Teaching assistants get paid for working "less than 30 hours a week;" I generally work a full forty-hour week, as do most of my colleagues, not because I'm getting paid for it, but because I care about my students. Part of this is because the teaching loads for graduate assistants at this university are heavier than at many of our peer institutions. First, that means undergraduates don't get what they pay for: the teaching assistant's time. I could do a much better job teaching if my load weren't so heavy. Second, that means teaching assistants aren't getting paid for all of the hard work they do. And this is nothing, absolutely nothing, like a job at a clothing store in the mall! My B.A. cost about $60,000. I am a trained professional, not a seasonal employee!
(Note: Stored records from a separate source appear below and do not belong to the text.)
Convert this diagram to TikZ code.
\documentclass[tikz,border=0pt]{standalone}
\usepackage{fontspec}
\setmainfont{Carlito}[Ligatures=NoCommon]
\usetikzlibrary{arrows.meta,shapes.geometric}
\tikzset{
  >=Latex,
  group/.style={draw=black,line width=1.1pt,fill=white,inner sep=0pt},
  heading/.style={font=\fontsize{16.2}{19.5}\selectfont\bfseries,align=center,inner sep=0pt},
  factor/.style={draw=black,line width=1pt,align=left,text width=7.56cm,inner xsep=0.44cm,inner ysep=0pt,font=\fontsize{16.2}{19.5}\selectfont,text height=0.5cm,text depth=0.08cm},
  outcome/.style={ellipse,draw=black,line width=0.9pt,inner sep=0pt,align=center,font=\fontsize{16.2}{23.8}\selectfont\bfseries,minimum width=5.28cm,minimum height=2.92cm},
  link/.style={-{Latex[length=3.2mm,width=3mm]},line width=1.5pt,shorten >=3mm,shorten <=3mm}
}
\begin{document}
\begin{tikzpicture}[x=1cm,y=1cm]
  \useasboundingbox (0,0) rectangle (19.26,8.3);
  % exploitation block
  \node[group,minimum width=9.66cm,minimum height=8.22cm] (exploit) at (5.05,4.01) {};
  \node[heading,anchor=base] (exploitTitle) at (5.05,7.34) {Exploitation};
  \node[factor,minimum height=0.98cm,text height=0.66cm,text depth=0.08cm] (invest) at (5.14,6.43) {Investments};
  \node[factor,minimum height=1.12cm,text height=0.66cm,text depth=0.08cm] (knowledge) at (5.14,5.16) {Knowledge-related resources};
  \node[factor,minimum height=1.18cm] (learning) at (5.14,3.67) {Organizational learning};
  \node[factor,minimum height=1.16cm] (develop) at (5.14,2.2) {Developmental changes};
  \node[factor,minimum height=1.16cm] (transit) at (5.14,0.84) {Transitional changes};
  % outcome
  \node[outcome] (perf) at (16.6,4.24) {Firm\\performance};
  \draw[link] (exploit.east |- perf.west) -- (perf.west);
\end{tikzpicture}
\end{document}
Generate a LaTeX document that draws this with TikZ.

And I have no other way to support myself while the university exploits my love for what I do by paying me as little as possible for as much work as possible.

These demands are not a "negotiation tactic." We expect to get everything we are asking for. Our peer universities do not charge "registration fees," nor do they load on such heavy teaching expectations. They provide health benefits and child care. We are not overstating what we want; we are asking for what we deserve.